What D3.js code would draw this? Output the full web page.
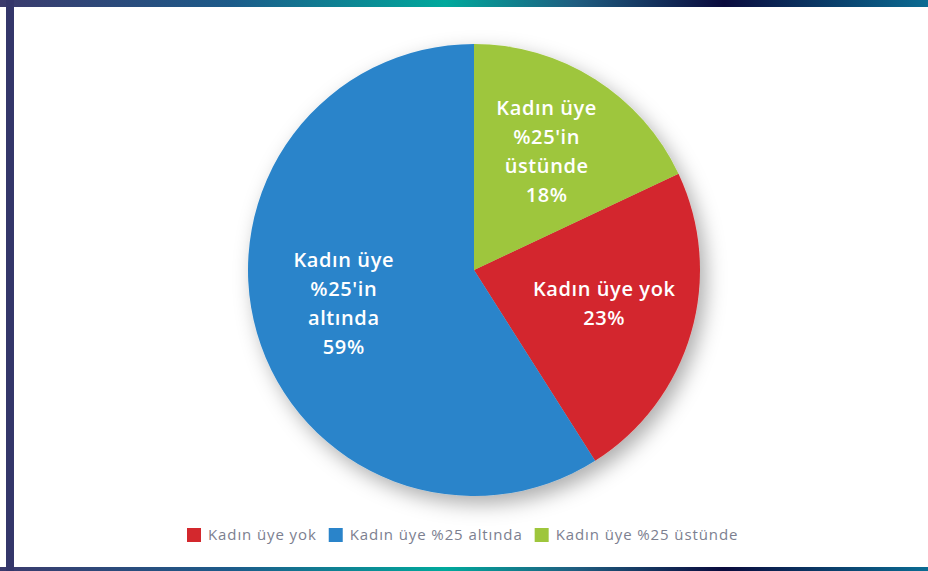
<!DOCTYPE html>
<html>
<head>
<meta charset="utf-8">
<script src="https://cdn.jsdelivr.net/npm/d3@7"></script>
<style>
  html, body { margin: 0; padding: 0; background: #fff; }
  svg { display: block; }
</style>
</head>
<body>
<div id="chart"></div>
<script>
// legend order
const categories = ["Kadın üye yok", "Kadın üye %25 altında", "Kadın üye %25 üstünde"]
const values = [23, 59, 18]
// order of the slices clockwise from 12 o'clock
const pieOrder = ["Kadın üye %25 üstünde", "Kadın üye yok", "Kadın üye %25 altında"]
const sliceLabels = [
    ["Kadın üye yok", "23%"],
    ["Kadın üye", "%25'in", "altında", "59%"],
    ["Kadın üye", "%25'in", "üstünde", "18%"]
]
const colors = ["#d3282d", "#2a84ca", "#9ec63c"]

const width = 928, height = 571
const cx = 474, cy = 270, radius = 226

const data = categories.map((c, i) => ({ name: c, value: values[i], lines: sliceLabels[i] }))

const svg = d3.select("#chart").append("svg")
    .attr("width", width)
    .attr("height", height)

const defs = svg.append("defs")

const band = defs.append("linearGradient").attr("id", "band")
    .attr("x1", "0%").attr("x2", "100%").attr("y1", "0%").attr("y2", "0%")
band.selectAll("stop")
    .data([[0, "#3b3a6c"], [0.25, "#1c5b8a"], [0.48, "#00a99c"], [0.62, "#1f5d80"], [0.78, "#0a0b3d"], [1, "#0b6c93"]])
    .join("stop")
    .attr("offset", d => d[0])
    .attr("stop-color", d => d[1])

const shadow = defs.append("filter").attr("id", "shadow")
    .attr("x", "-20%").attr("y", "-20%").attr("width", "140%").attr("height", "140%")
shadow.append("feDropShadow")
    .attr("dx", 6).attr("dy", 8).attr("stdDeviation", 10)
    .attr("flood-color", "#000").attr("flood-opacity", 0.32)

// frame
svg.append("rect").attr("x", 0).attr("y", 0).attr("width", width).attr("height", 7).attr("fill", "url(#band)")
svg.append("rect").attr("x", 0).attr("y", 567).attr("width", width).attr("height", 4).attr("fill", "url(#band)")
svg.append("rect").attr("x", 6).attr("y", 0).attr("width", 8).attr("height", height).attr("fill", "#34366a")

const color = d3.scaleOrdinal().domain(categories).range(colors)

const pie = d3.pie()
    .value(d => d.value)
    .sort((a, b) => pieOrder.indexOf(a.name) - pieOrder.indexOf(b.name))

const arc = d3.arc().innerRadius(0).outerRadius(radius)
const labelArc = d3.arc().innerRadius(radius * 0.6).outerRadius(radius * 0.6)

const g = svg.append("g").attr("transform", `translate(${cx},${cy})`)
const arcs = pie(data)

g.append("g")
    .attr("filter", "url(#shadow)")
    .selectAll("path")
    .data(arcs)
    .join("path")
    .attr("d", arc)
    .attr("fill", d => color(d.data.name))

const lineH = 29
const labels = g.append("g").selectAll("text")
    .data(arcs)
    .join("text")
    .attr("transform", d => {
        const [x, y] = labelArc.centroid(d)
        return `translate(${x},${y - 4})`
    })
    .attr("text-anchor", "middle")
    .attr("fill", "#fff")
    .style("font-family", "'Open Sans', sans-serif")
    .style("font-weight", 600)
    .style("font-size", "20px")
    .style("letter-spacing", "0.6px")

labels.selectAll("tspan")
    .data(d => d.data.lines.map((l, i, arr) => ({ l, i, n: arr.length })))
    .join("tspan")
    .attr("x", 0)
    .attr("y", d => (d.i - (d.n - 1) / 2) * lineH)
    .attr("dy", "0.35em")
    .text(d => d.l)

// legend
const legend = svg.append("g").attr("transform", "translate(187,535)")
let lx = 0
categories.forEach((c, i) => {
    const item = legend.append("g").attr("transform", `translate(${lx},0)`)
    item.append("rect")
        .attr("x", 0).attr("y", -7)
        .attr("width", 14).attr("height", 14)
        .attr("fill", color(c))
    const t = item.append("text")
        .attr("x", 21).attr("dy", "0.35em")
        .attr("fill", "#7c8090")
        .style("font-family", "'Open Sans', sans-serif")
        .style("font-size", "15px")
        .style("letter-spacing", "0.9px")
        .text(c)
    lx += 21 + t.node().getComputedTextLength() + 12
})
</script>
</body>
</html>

——

§ **Task requirements**
Retype the listing exactly. Pictures do not belong in the copy.

§ **Result for this exercise**
What D3.js code would draw this? Output the full web page.
<!DOCTYPE html>
<html>
<head>
<meta charset="utf-8">
<script src="https://cdn.jsdelivr.net/npm/d3@7"></script>
<style>
  html, body { margin: 0; padding: 0; background: #fff; }
  svg { display: block; }
</style>
</head>
<body>
<div id="chart"></div>
<script>
// legend order
const categories = ["Kadın üye yok", "Kadın üye %25 altında", "Kadın üye %25 üstünde"]
const values = [23, 59, 18]
// order of the slices clockwise from 12 o'clock
const pieOrder = ["Kadın üye %25 üstünde", "Kadın üye yok", "Kadın üye %25 altında"]
const sliceLabels = [
    ["Kadın üye yok", "23%"],
    ["Kadın üye", "%25'in", "altında", "59%"],
    ["Kadın üye", "%25'in", "üstünde", "18%"]
]
const colors = ["#d3282d", "#2a84ca", "#9ec63c"]

const width = 928, height = 571
const cx = 474, cy = 270, radius = 226

const data = categories.map((c, i) => ({ name: c, value: values[i], lines: sliceLabels[i] }))

const svg = d3.select("#chart").append("svg")
    .attr("width", width)
    .attr("height", height)

const defs = svg.append("defs")

const band = defs.append("linearGradient").attr("id", "band")
    .attr("x1", "0%").attr("x2", "100%").attr("y1", "0%").attr("y2", "0%")
band.selectAll("stop")
    .data([[0, "#3b3a6c"], [0.25, "#1c5b8a"], [0.48, "#00a99c"], [0.62, "#1f5d80"], [0.78, "#0a0b3d"], [1, "#0b6c93"]])
    .join("stop")
    .attr("offset", d => d[0])
    .attr("stop-color", d => d[1])

const shadow = defs.append("filter").attr("id", "shadow")
    .attr("x", "-20%").attr("y", "-20%").attr("width", "140%").attr("height", "140%")
shadow.append("feDropShadow")
    .attr("dx", 6).attr("dy", 8).attr("stdDeviation", 10)
    .attr("flood-color", "#000").attr("flood-opacity", 0.32)

// frame
svg.append("rect").attr("x", 0).attr("y", 0).attr("width", width).attr("height", 7).attr("fill", "url(#band)")
svg.append("rect").attr("x", 0).attr("y", 567).attr("width", width).attr("height", 4).attr("fill", "url(#band)")
svg.append("rect").attr("x", 6).attr("y", 0).attr("width", 8).attr("height", height).attr("fill", "#34366a")

const color = d3.scaleOrdinal().domain(categories).range(colors)

const pie = d3.pie()
    .value(d => d.value)
    .sort((a, b) => pieOrder.indexOf(a.name) - pieOrder.indexOf(b.name))

const arc = d3.arc().innerRadius(0).outerRadius(radius)
const labelArc = d3.arc().innerRadius(radius * 0.6).outerRadius(radius * 0.6)

const g = svg.append("g").attr("transform", `translate(${cx},${cy})`)
const arcs = pie(data)

g.append("g")
    .attr("filter", "url(#shadow)")
    .selectAll("path")
    .data(arcs)
    .join("path")
    .attr("d", arc)
    .attr("fill", d => color(d.data.name))

const lineH = 29
const labels = g.append("g").selectAll("text")
    .data(arcs)
    .join("text")
    .attr("transform", d => {
        const [x, y] = labelArc.centroid(d)
        return `translate(${x},${y - 4})`
    })
    .attr("text-anchor", "middle")
    .attr("fill", "#fff")
    .style("font-family", "'Open Sans', sans-serif")
    .style("font-weight", 600)
    .style("font-size", "20px")
    .style("letter-spacing", "0.6px")

labels.selectAll("tspan")
    .data(d => d.data.lines.map((l, i, arr) => ({ l, i, n: arr.length })))
    .join("tspan")
    .attr("x", 0)
    .attr("y", d => (d.i - (d.n - 1) / 2) * lineH)
    .attr("dy", "0.35em")
    .text(d => d.l)

// legend
const legend = svg.append("g").attr("transform", "translate(187,535)")
let lx = 0
categories.forEach((c, i) => {
    const item = legend.append("g").attr("transform", `translate(${lx},0)`)
    item.append("rect")
        .attr("x", 0).attr("y", -7)
        .attr("width", 14).attr("height", 14)
        .attr("fill", color(c))
    const t = item.append("text")
        .attr("x", 21).attr("dy", "0.35em")
        .attr("fill", "#7c8090")
        .style("font-family", "'Open Sans', sans-serif")
        .style("font-size", "15px")
        .style("letter-spacing", "0.9px")
        .text(c)
    lx += 21 + t.node().getComputedTextLength() + 12
})
</script>
</body>
</html>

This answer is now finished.